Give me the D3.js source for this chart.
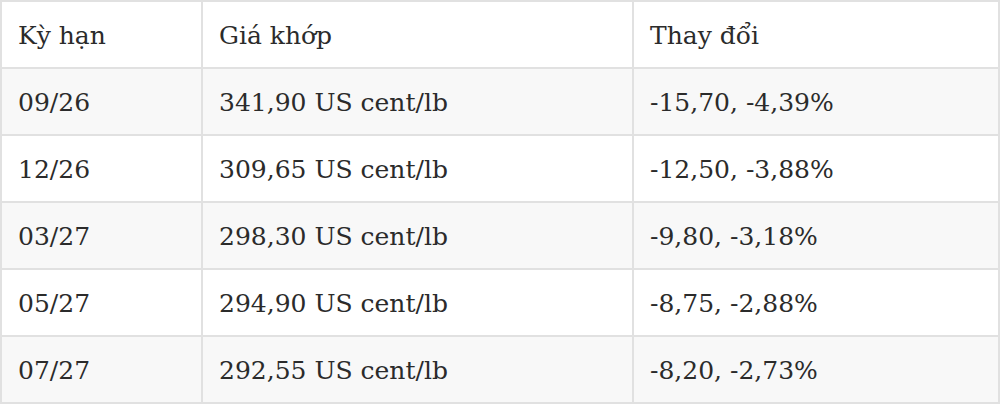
<!DOCTYPE html>
<html>
<head>
<meta charset="utf-8">
<script src="https://cdn.jsdelivr.net/npm/d3@7"></script>
<style>
  body { margin: 0; background: #fff; }
</style>
</head>
<body>
<svg id="table" width="1000" height="404"></svg>
<script>
// table data
var headers = ["Kỳ hạn", "Giá khớp", "Thay đổi"];
var terms = ["09/26", "12/26", "03/27", "05/27", "07/27"];
var prices = ["341,90", "309,65", "298,30", "294,90", "292,55"];
var changes = ["-15,70", "-12,50", "-9,80", "-8,75", "-8,20"];
var changePct = ["-4,39%", "-3,88%", "-3,18%", "-2,88%", "-2,73%"];
var unit = "US cent/lb";

var width = 1000, height = 404;
var colEdges = [1, 202, 633, 999];

var rows = terms.map(function (t, i) {
    return [t, prices[i] + " " + unit, changes[i] + ", " + changePct[i]];
});

var svg = d3.select("#table");

var yScale = d3.scaleBand()
    .domain(d3.range(rows.length + 1))
    .range([1, 403]);

var xScale = d3.scaleOrdinal()
    .domain(d3.range(colEdges.length))
    .range(colEdges);

// row backgrounds, header white then striped
svg.append("g")
    .selectAll("rect")
    .data(d3.range(rows.length + 1))
    .enter()
    .append("rect")
    .attr("x", xScale(0))
    .attr("y", function (d) { return yScale(d); })
    .attr("width", xScale(3) - xScale(0))
    .attr("height", yScale.bandwidth())
    .attr("fill", function (d) { return d % 2 === 1 ? "#f8f8f8" : "#ffffff"; });

// horizontal lines
svg.append("g")
    .selectAll("line")
    .data(d3.range(rows.length + 2))
    .enter()
    .append("line")
    .attr("x1", xScale(0))
    .attr("x2", xScale(3))
    .attr("y1", function (d) { return d > rows.length ? 403 : yScale(d); })
    .attr("y2", function (d) { return d > rows.length ? 403 : yScale(d); })
    .attr("stroke", "#e1e1e1")
    .attr("stroke-width", 2);

// vertical lines
svg.append("g")
    .selectAll("line")
    .data(d3.range(colEdges.length))
    .enter()
    .append("line")
    .attr("x1", function (d) { return xScale(d); })
    .attr("x2", function (d) { return xScale(d); })
    .attr("y1", 0)
    .attr("y2", height)
    .attr("stroke", "#e1e1e1")
    .attr("stroke-width", 2);

var allRows = [headers].concat(rows);

var rowG = svg.append("g")
    .selectAll("g")
    .data(allRows)
    .enter()
    .append("g")
    .attr("transform", function (d, i) {
        return "translate(0," + (yScale(i) + yScale.bandwidth() / 2) + ")";
    });

rowG.selectAll("text")
    .data(function (d) { return d; })
    .enter()
    .append("text")
    .attr("x", function (d, j) { return xScale(j) + 17; })
    .attr("y", 0)
    .attr("dy", "0.36em")
    .style("font-family", "'DejaVu Serif', serif")
    .style("font-size", "25px")
    .style("fill", "#2b2b2b")
    .text(function (d) { return d; });
</script>
</body>
</html>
══════
■ **Written task**
Your task is to reproduce exactly the lines from the start of the data above through the line containing "var colEdges = [1, 202, 633, 999];", leaving every picture out.

■ **Task solution**
Give me the D3.js source for this chart.
<!DOCTYPE html>
<html>
<head>
<meta charset="utf-8">
<script src="https://cdn.jsdelivr.net/npm/d3@7"></script>
<style>
  body { margin: 0; background: #fff; }
</style>
</head>
<body>
<svg id="table" width="1000" height="404"></svg>
<script>
// table data
var headers = ["Kỳ hạn", "Giá khớp", "Thay đổi"];
var terms = ["09/26", "12/26", "03/27", "05/27", "07/27"];
var prices = ["341,90", "309,65", "298,30", "294,90", "292,55"];
var changes = ["-15,70", "-12,50", "-9,80", "-8,75", "-8,20"];
var changePct = ["-4,39%", "-3,88%", "-3,18%", "-2,88%", "-2,73%"];
var unit = "US cent/lb";

var width = 1000, height = 404;
var colEdges = [1, 202, 633, 999];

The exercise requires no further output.